TRIVIALIDADES
A vicentina Annie Erin Clark só nos fala de coisas comuns. A banalidade do dia-a-dia (“Oh what an ordinary day, take out the garbage, masturbate”); o susto de, ao passear nua pelo deserto do Texas, tropeçar numa cascavel que escava buracos na areia “as if Seurat painted the Rio Grande” (quem nunca tiver pensado em pintores impressionistas quando, no estado de natureza, caminha por entre dunas e répteis, que atire a primeira pedra); a conversa nocturna com o fantasma do Black Panther, Huey Newton, provocada por uma dose legal de tartarato de zolpidem tomada em brava luta contra o jet-lag (acusem-na aqueles que jamais foram vítimas das imidazopiridinas); as mais que sensatas opções teológicas decididas sob o estado de paixão (“I prefer your love to Jesus”), por muito que Theodore Twombly, do Her, de Spike Jonze, insista que “falling in love is a crazy thing to do, It’s kind of like a form of socially acceptable insanity”; a universal culturinha digital voyeurista-exibicionista (“Digital witnesses, what's the point of even sleeping? If I can't show it, you can't see me”); a pura trivialidade, até, de atribuir o título St. Vincent ao álbum de alguém que assina com o "nom de plume" St. Vincent.

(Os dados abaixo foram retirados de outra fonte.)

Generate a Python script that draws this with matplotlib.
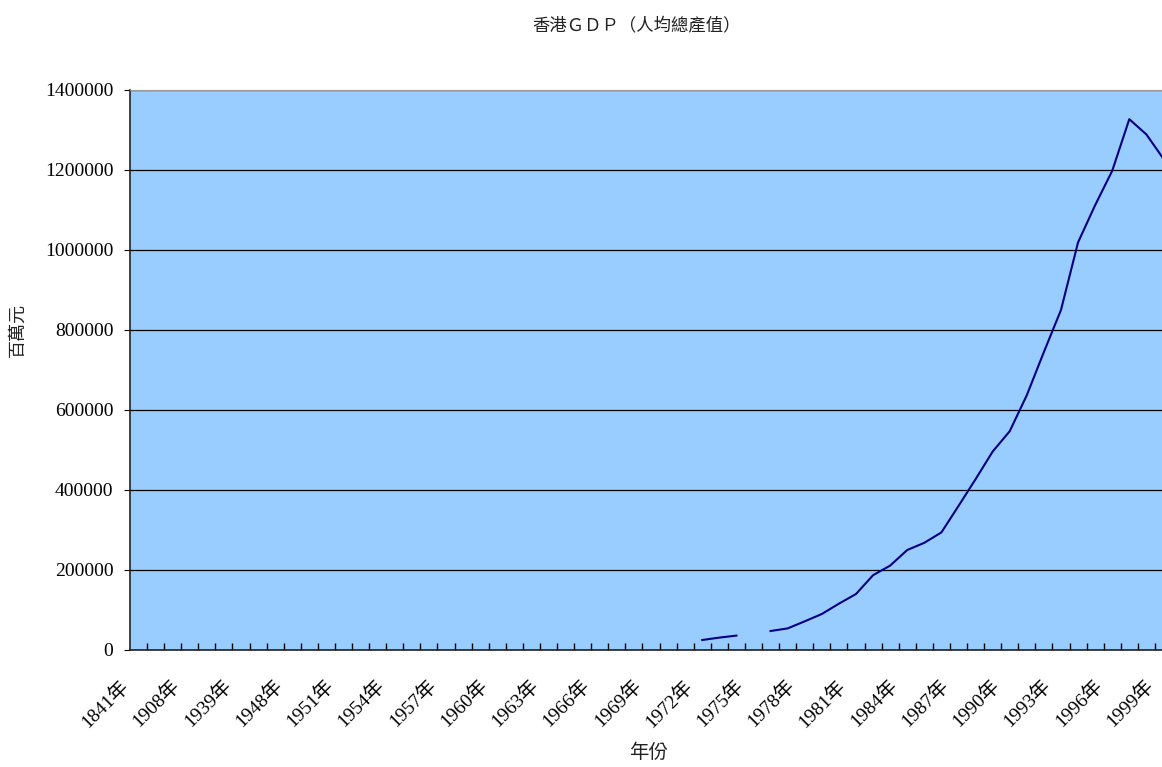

O que torna tudo um pouco mais esquinado, contudo, é descobrir como isso é suposto acomodar-se no interior de uma gravação que se propõe como “a party record that could be played at a funeral” e onde o método de resolução de problemas se aplica na criação de objectos singulares e coerentes a partir de uma matéria-prima que pode começar em Bowie ou Stravinsky e prolongar-se por Prince, os Pantera, a tradição turca de Selda Bağcan e os Meters. O ponto de chegada – contornando, pelo caminho, os alçapões perigosamente próximos do prog-rock – haverá de ser aquela bissectriz equidistante da “acessible pop music and the lunatic fringe” que muito melhor do que quaisquer elucubrações, o videoclip de "Digital Witness" traduz visualmente: em cenário distópico construído de peças soltas da Metropolis, de Fritz Lang, e da Tativille, de Playtime, uma inquietante personagem (St Vincent), sonâmbula e robótica, inspirada em El Topo, de Jodorowsky, comanda, à distância, os movimentos sincronizados de um pequeno exército de "Untermenschen". “This is no time for confessing, I want all of your mind”, invectiva-os. Mas os riffs de sopros, irremediavelmente funky, proíbem a imobilidade da cintura para baixo.
4 comments:
João Lisboa desculpe o despropósito: de que falamos quando falamos de “os alçapões perigosamente próximos do prog-rock”?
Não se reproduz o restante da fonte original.